Selon la Division des droits de l’homme et de la protection de la Minusma, l’impunité dont bénéficient les groupes d’auto-défense depuis un certain moment au Centre du Mali alimente davantage le cycle des violences et d’atteintes aux droits de l’homme commises à l’égard des populations civiles.

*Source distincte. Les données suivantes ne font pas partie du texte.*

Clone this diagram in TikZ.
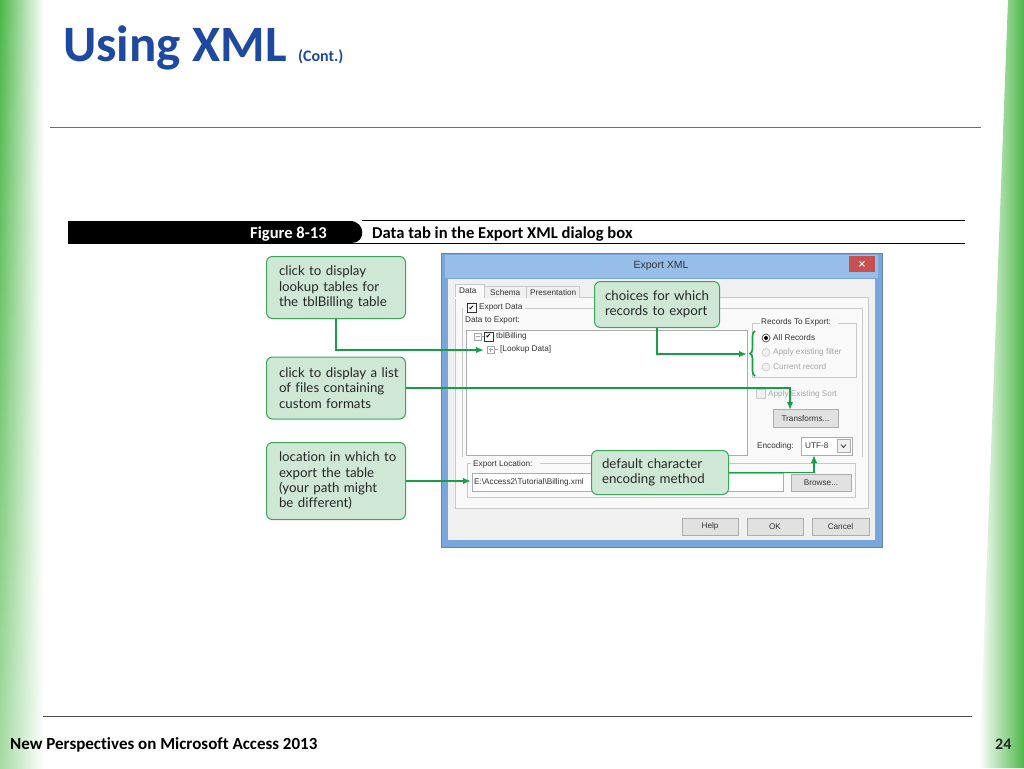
\documentclass[tikz,border=0pt]{standalone}
\usepackage{fontspec}
\setmainfont[Ligatures=NoCommon]{Carlito}
\newfontfamily\callfont[Ligatures=NoCommon]{Lato}
\newfontfamily\uifont{Liberation Sans}
\newfontfamily\symfont{DejaVu Sans}
\usetikzlibrary{arrows.meta,decorations.pathreplacing,fadings}
\definecolor{sidegreen}{RGB}{76,184,72}
\definecolor{titleblue}{RGB}{31,73,160}
\definecolor{rulegray}{RGB}{110,110,110}
\definecolor{callfill}{RGB}{207,232,213}
\definecolor{callborder}{RGB}{60,165,90}
\definecolor{conngreen}{RGB}{24,158,72}
\definecolor{framebl}{RGB}{122,166,220}
\definecolor{titlebl}{RGB}{150,190,232}
\definecolor{clientgray}{RGB}{240,240,240}
\definecolor{linegray}{RGB}{200,200,200}
\definecolor{uitext}{RGB}{50,50,50}
\definecolor{uidis}{RGB}{165,165,165}
\definecolor{btnfill}{RGB}{225,225,225}
\definecolor{btnline}{RGB}{172,172,172}
\definecolor{closered}{RGB}{200,80,80}
\newcommand{\cind}{\hspace*{6pt}}
\newcommand{\sind}{\hspace*{4pt}}
\tikzset{
  callout/.style={rectangle, rounded corners=6pt, draw=callborder, fill=callfill,
    line width=1pt, anchor=north west, align=left, inner xsep=0pt, inner ysep=0pt,
    font=\callfont\fontsize{13.3}{15.3}\selectfont, text=black!85},
  conn/.style={draw=conngreen, line width=1.6pt, -{Latex[length=8pt,width=6.5pt]}},
  uitxt/.style={anchor=west, inner sep=0pt, font=\uifont\fontsize{8.2}{9}\selectfont, text=uitext},
  uidisabled/.style={uitxt, text=uidis},
  uibtn/.style={draw=btnline, fill=btnfill, line width=0.6pt},
  btnlabel/.style={inner sep=0pt, font=\uifont\fontsize{8.2}{9}\selectfont, text=uitext},
  grp/.style={draw=linegray, line width=0.6pt},
}
\begin{document}
\begin{tikzpicture}[x=1pt,y=-1pt]
\useasboundingbox (0,0) rectangle (1024,768);
\fill[white] (0,0) rectangle (1024,768);
% side bars
\shade[left color=sidegreen, right color=white] (0,0) rectangle (44,768);
\fill[white, fill opacity=0.5, path fading=north] (0,0) rectangle (44,768);
\begin{scope}
  \clip (1008,0) -- (1024,0) -- (1024,768) -- (979,768) -- cycle;
  \shade[left color=white, right color=sidegreen] (979,0) rectangle (1024,768);
\end{scope}
% title
\node[anchor=base west, inner sep=0pt, font=\fontsize{51}{51}\selectfont\bfseries, text=titleblue] (title) at (63,62) {Using XML};
\node[anchor=base west, inner sep=0pt, font=\fontsize{16}{16}\selectfont\bfseries, text=titleblue] (cont) at ([xshift=11pt]title.base east) {(Cont.)};
\draw[rulegray, line width=1.5pt] (50,127.5) -- (981,127.5);
% figure header
\fill[black] (68,221) -- (350,221) .. controls (366,221) and (366,243) .. (352,243) -- (68,243) -- cycle;
\draw[black, line width=0.7pt] (362,220.5) -- (965,220.5);
\draw[black, line width=0.9pt] (68,243.5) -- (965,243.5);
\node[anchor=base west, inner sep=0pt, font=\fontsize{16.6}{17}\selectfont\bfseries, text=white] (fignum) at (250,238) {Figure 8-13};
\node[anchor=base west, inner sep=0pt, font=\fontsize{16.6}{17}\selectfont\bfseries, text=black] (figcap) at (372,238) {Data tab in the Export XML dialog box};
% dialog frame
\fill[framebl] (441,253) rectangle (882,547);
\fill[titlebl] (445,255) rectangle (878,278);
\draw[framebl!80!black, line width=0.6pt] (441,253) rectangle (882,547);
\node[inner sep=0pt, font=\uifont\fontsize{10.5}{11}\selectfont, text=uitext] (dlgtitle) at (661,266) {Export XML};
\fill[closered] (849,256) rectangle (875,272);
\node[inner sep=0pt, font=\symfont\fontsize{10}{10}\selectfont\bfseries, text=white] (closex) at (862,264) {×};
\fill[clientgray] (448,279) rectangle (875,540);
% tab panel
\filldraw[fill=white!60!clientgray, draw=linegray, line width=0.6pt] (455,297.5) rectangle (868,508);
\filldraw[fill=white!60!clientgray, draw=linegray, line width=0.6pt] (455,298) -- (455,284) -- (484,284) -- (484,298);
\fill[white!60!clientgray] (455.4,296.5) rectangle (483.6,299);
\filldraw[fill=clientgray, draw=linegray, line width=0.6pt] (484,298) -- (484,286) -- (526,286) -- (526,298);
\filldraw[fill=clientgray, draw=linegray, line width=0.6pt] (526,298) -- (526,286) -- (579,286) -- (579,298);
\node[uitxt] (tabdata) at (459,291) {Data};
\node[uitxt] (tabschema) at (490,292.5) {Schema};
\node[uitxt] (tabpres) at (530,292.5) {Presentation};
% export data group
\draw[grp] (525,308) -- (862,308) -- (862,457);
\draw[grp] (462,308) -- (462,457);
\filldraw[fill=white, draw=uitext, line width=0.6pt] (467,303.5) rectangle (476,312.5);
\node[inner sep=0pt, font=\symfont\fontsize{7}{7}\selectfont, text=black] (chk1) at (471.5,308) {✔};
\node[uitxt] (expdata) at (479,308) {Export Data};
\node[uitxt] (datato) at (465,321) {Data to Export:};
% list box
\filldraw[fill=white, draw=btnline, line width=0.6pt] (466,330) rectangle (747,455);
\draw[uidis, line width=0.5pt] (474,333) rectangle (481,340);
\draw[uidis, line width=0.5pt] (475.5,336.5) -- (479.5,336.5);
\draw[uidis, line width=0.5pt] (481,336.5) -- (484,336.5);
\filldraw[fill=white, draw=uitext, line width=0.6pt] (484,332) rectangle (493,341);
\node[inner sep=0pt, font=\symfont\fontsize{7}{7}\selectfont, text=black] (chk2) at (488.5,336.5) {✔};
\node[uitxt] (tblbilling) at (496,336.5) {tblBilling};
\draw[uidis, line width=0.5pt] (487,346) rectangle (494,353);
\draw[uidis, line width=0.5pt] (488.5,349.5) -- (492.5,349.5) (490.5,347.5) -- (490.5,351.5);
\draw[uidis, line width=0.5pt] (494,349.5) -- (498,349.5);
\node[uitxt] (lookup) at (500,349.5) {[Lookup Data]};
% records to export group
\draw[grp] (752,323) rectangle (856,377);
\fill[clientgray!50!white] (760,317) rectangle (838,327);
\node[uitxt] (recto) at (761,322.5) {Records To Export:};
\filldraw[fill=white, draw=uitext, line width=0.6pt] (766,338) circle (4pt);
\fill[black] (766,338) circle (2pt);
\node[uitxt] (allrec) at (773,338) {All Records};
\filldraw[fill=clientgray, draw=linegray, line width=0.6pt] (766,352.5) circle (4pt);
\node[uidisabled] (applyfilter) at (773,352.5) {Apply existing filter};
\filldraw[fill=clientgray, draw=linegray, line width=0.6pt] (766,367) circle (4pt);
\node[uidisabled] (currec) at (773,367) {Current record};
% apply sort & transforms
\filldraw[fill=clientgray, draw=linegray, line width=0.6pt] (756,389.5) rectangle (765,398.5);
\node[uidisabled] (applysort) at (768,394) {Apply Existing Sort};
\filldraw[uibtn] (773,409.5) rectangle (838,427);
\node[btnlabel] (transforms) at (805.5,418.5) {Transforms...};
% encoding
\node[uitxt] (encoding) at (757,446) {Encoding:};
\filldraw[fill=white, draw=btnline, line width=0.6pt] (801,437) rectangle (852,455);
\node[uitxt] (utf) at (805,445.5) {UTF-8};
\filldraw[fill=clientgray, draw=btnline, line width=0.5pt] (837,439.5) rectangle (850,452.5);
\draw[uitext, line width=0.8pt] (841,444.5) -- (843.5,447.5) -- (846,444.5);
% export location group
\draw[grp] (467,497) rectangle (855,463);
\fill[clientgray!50!white] (471,459) rectangle (540,468);
\node[uitxt] (exploc) at (473,464) {Export Location:};
\filldraw[fill=white, draw=btnline, line width=0.6pt] (472,473) rectangle (783,491);
\node[uitxt] (path) at (474,482) {E:\textbackslash Access2\textbackslash Tutorial\textbackslash Billing.xml};
\filldraw[uibtn] (791,474) rectangle (851,491);
\node[btnlabel] (browse) at (821,482.5) {Browse...};
% bottom buttons
\filldraw[uibtn] (682,518) rectangle (738,535);
\node[btnlabel] (help) at (710,526.5) {Help};
\filldraw[uibtn] (747,518) rectangle (803,535);
\node[btnlabel] (ok) at (775,526.5) {OK};
\filldraw[uibtn] (812,518) rectangle (869,535);
\node[btnlabel] (cancel) at (840.5,526.5) {Cancel};
% brace
\draw[conngreen, line width=1.6pt, decorate, decoration={brace, amplitude=5pt}] (755,376) -- (755,331);
% callouts
\node[callout, minimum width=139pt, minimum height=62pt, text width=126pt] (c1) at (266,256) {\cind click to display\\\cind lookup tables for\\\cind the tblBilling table};
\node[callout, minimum width=139pt, minimum height=62pt, text width=126pt] (c2) at (266,356.5) {\cind click to display a list\\\cind of files containing\\\cind custom formats};
\node[callout, minimum width=139pt, minimum height=77pt, text width=126pt] (c3) at (266,442) {\cind location in which to\\\cind export the table\\\cind (your path might\\\cind be different)};
\node[callout, minimum width=125pt, minimum height=46pt, text width=112pt] (c4) at (594,281) {\sind choices for which\\\sind records to export};
\node[callout, minimum width=137pt, minimum height=44pt, text width=124pt] (c5) at (591,450) {\sind default character\\\sind encoding method};
% targets
\coordinate (tLookup) at (484,350);
\coordinate (tTrans) at (790,410);
\coordinate (tLoc) at (471,481);
\coordinate (tBrace) at (747,354);
\coordinate (tUTF) at (814,455);
\draw[conn] (c1.south) |- (tLookup);
\draw[conn] (c2.east) -| (tTrans);
\draw[conn] (c3.east) -- (tLoc);
\draw[conn] (c4.south) |- (tBrace);
\draw[conn] (c5.east) -| (tUTF);
% footer
\draw[rulegray!70!black, line width=1pt] (43,716.5) -- (972,716.5);
\node[anchor=base west, inner sep=0pt, font=\fontsize{17}{17}\selectfont\bfseries, text=black] (foot) at (10,749) {New Perspectives on Microsoft Access 2013};
\node[anchor=base west, inner sep=0pt, font=\fontsize{16}{16}\selectfont\bfseries, text=black!85] (pagenum) at (995,749) {24};
\end{tikzpicture}
\end{document}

La Division des droits de l’homme et de la protection de la mission onusienne pointe du doigt aussi : « l’impunité » dont bénéficient ces groupes. Ainsi, les atteintes aux droits de l’homme documentées à Ogossagou, prises dans leur contexte, pourraient être qualifiées de crimes contre l’humanité, s’il est démontré que cette attaque s’inscrivait dans le contexte d’une attaque systématique ou généralisée contre la population civile et jugés par un tribunal compétent, en vertu du droit international pénal, particulièrement l’article 7 du Statut de Rome.. La mission onusienne appelle sans ambages la compétence de la Cour pénale internationale (CPI) et indexe les auteurs de ces évènements abominables comme d’éventuels potentiels justiciables devant Fatou Bensouda, Procureure générale de la CPI. La description du contexte des graves atteintes aux droits de l’homme finit de nous en convaincre : « L’attaque planifiée, organisée, et coordonnée sur la partie peule du village d’Ogossagou s’inscrivait dans un contexte de nombreuses autres attaques similaires par des groupes de chasseurs traditionnels, à l’encontre des populations peules ». La mission d’enquête spéciale sur les graves atteintes aux droits de l’homme commis à Ogossagou le 23 mars 2019, enfonce le clou dans ses conclusions préliminaires : « Malgré son ampleur, cet incident n’est pas isolé mais s’inscrit dans un contexte d’accentuation progressive des violences sur fond de tensions communautaires dans la région de Mopti, où des groupes d’auto-défense communautaire, possédant des armes de guerre, continuent d’agir en toute impunité. Dans le seul cercle de Bankass, plus de 37 cas d’atteintes aux droits de l’homme ayant causé la mort d’au moins 115 personnes, sont attribuables à ces groupes depuis novembre 2018, y compris lors des attaques perpétrées par des groupes de chasseurs traditionnels à l’encontre de civils, dans les parties peules des villages de Koulogon, Minima Maoudé ou encore Libé, entre janvier et février 2019 ». Le statut de Rome de la CPI établit les compétences de la Cour sur les 4 types de crimes : le crime de génocide ; les crimes contre l’humanité ; les crimes de guerre ; et le crime d’agression. Son article 7 élucide sur le crime contre l’humanité et énumère des actes susceptibles, « lorsqu’il est commis dans le cadre d’une attaque généralisée ou systématique lancée contre toute population civile et en connaissance de cette Attaque ».

Le bureau du procureur de la CPI, Fatou Bensouda avait annoncé de son côté que : le massacre de Ogossagou ne  fera pas l’objet d’une  enquête spécifique ; « mais tous les crimes commis depuis 2013 font l’objet d’une seule et même enquête qui se poursuit aujourd’hui », avait  explique Fadi el-Abdallah, le porte-parole de la CPI, en visite c à Bamako une semaine après   la tuerie de Ogossagou.